A la mort de saint Léon IX, qui l'avait emmené de Lorraine, il n'était encore que sous-diacre de l'Église romaine. Mais telle était la confiance publique en ses lumières et en sa vertu, que le clergé et le peuple de Rome l'envoyèrent à la tête d'une ambassade à l'empereur Henri le Noir, pour choisir en leur nom tel Pape qu'il jugerait à propos, attendu que, dans l'Église romaine, il ne se trouvait point de personne en état de remplir cette haute fonction. Voilà comment parle Léon d'Ostie. Il ne dit pas, comme Fleury le lui fait dire, qu'il n'y avait dans l'Église romaine aucune personne digne d'être Pape, mais propre, mais idoine à l'être, sans doute à cause des circonstances. Il fallait un homme capable d'obtenir de l'empereur la restitution à l'Église des biens usurpés par l'Empire; il fallait un homme capable d'en obtenir au besoin des troupes suffisantes pour n'avoir rien à craindre des Normands d'Apulie, qui pouvaient se croire dégagés de leur serment par la mort du dernier Pape. Nous avons vu les suites funestes de la parcimonie que l'empereur avait mise dans l'envoi des troupes allemandes, par le conseil peu réfléchi de Guebhard, évêque d'Eichstadt, son conseiller le plus intime. On conçoit que, dans de pareilles circonstances, le plus digne d'être Pape pût n'être pas le plus convenable.

Hildebrand exécuta admirablement sa commission. Ayant obtenu le consentement de l'empereur pour choisir un Pape au nom du clergé et du peuple romains, il demanda, expressément et de leur avis, l'évêque Guebhard d'Eichstädt. Grande fut la surprise de l'empereur et de l'évêque. L'affliction de l'empereur ne fut pas moindre que sa surprise; car il aimait tendrement Guebhard, qui était son proche parent et son bras droit dans le gouvernement de l'Empire.

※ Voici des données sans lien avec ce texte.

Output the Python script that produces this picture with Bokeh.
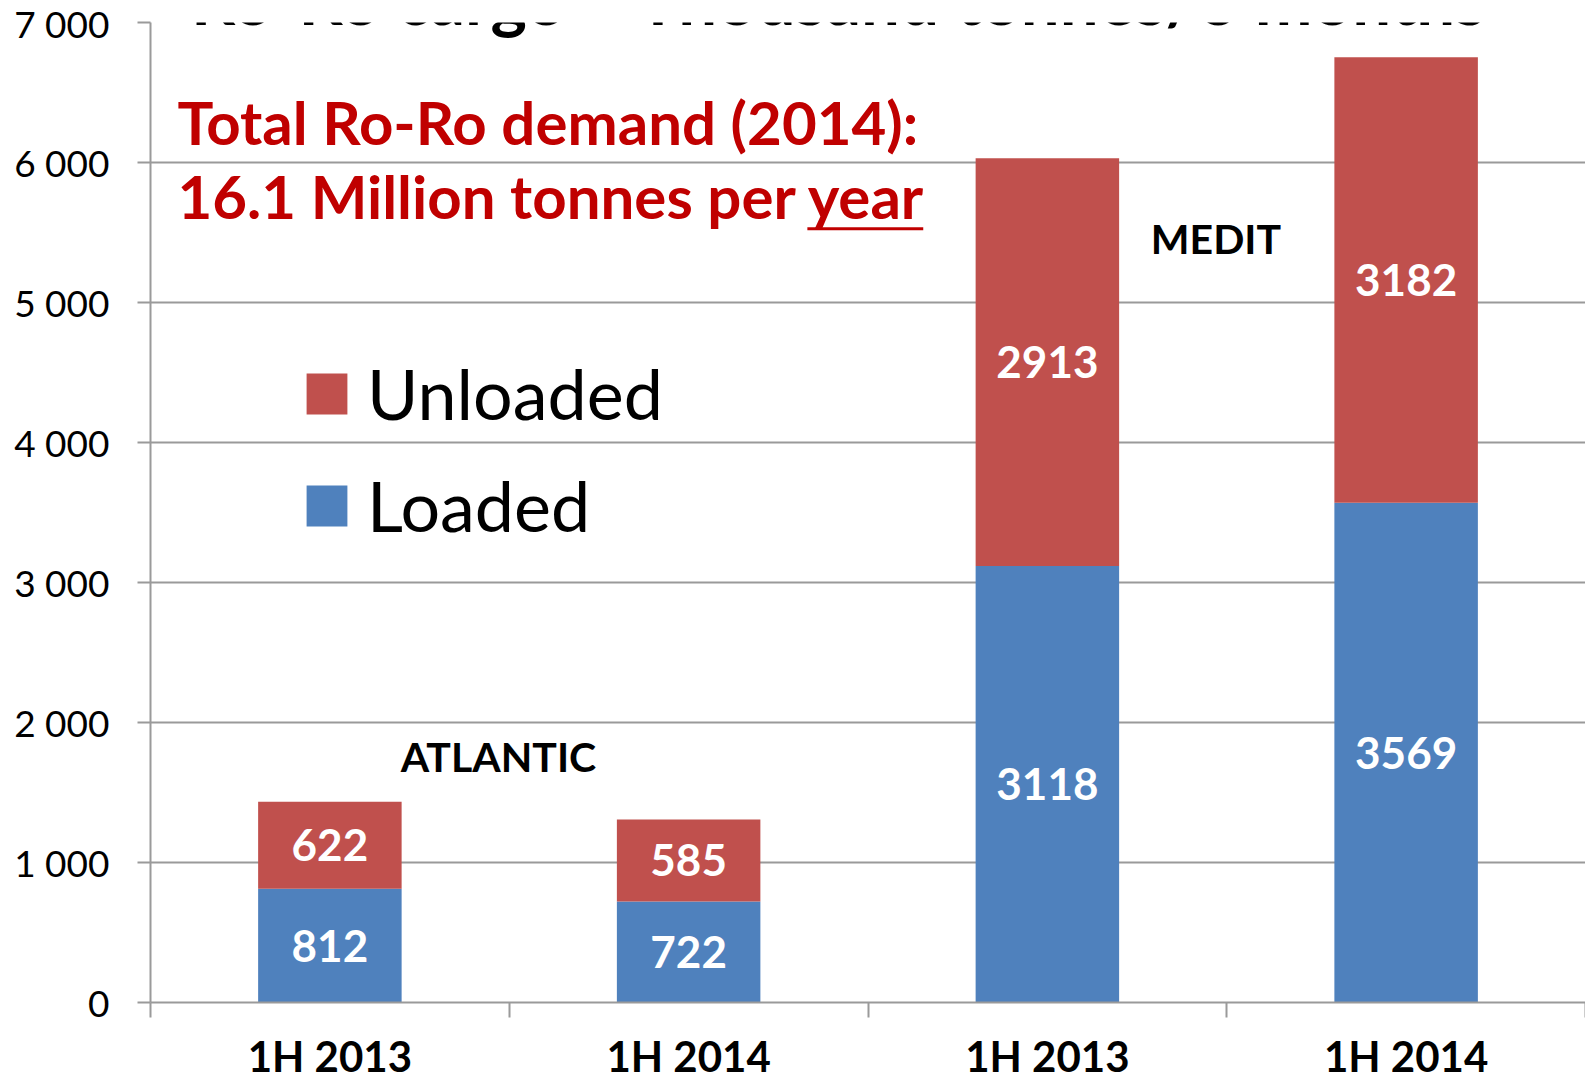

Il disait donc qu'il lui était absolument nécessaire, et en proposait d'autres qu'il jugeait plus propres à cette dignité; mais jamais il ne put persuader à Hildebrand de changer d'avis. Guebhard lui-même ne voulait point être Pape; car, outre sa grande capacité, il était, après l'empereur, le plus puissant et le plus riche du royaume germanique. Mais, comme à ces avantages naturels il joignait une vie édifiante, ce fut une raison de plus pour Hildebrand de persister dans son choix. La diète de Mayence, où se traitait cette affaire, au mois de novembre 1054, fut congédiée par l'empereur sans rien conclure. L'évêque Guebhard, voyant que les moyens ordinaires ne pouvaient faire changer d'avis aux légats romains, envoya secrètement à Rome répandre de mauvais bruits sur son propre compte, afin que les lé

gats reçussent ordre d'en choisir un autre; il fit même dresser un mémoire pour prouver que lui ne pouvait être élu. Tout fut inutile. Dans une nouvelle diète tenue à Augsbourg dans les premiers mois de l'an 1055, l'empereur lui-même le pressa d'acquiescer à son élection. Guebhard ne résista plus, et dit à l'empereur : Quoique je me sente souverainement indigne du Siége apostolique, j'obéirai à vos ordres et me consacrerai corps et âme à saint Pierre, mais à la condition que, vous aussi, vous rendrez à saint Pierre ce qui lui appartient. L'empereur l'ayant promis, l'évêque accepta. Hildebrand l'emmena ainsi d'Allemagne, malgré l'empereur et malgré luimême. Il fut reçu à Rome avec un grand honneur, reconnu Pape d'un consentement unanime, et intronisé le jeudi saint 13me d'avril, sous le nom de Victor II, près d'un an après la mort de Léon IX 1. Comme il avait été un grand obstacle à son saint prédécesseur pour son expédition contre les Normands, il avait coutume de dire, quand il éprouvait quelque chagrin : Je mérite bien de souffrir tout cela, puisque j'ai péché contre mon Seigneur; il est juste que Paul expie ce que Saul a fait 2.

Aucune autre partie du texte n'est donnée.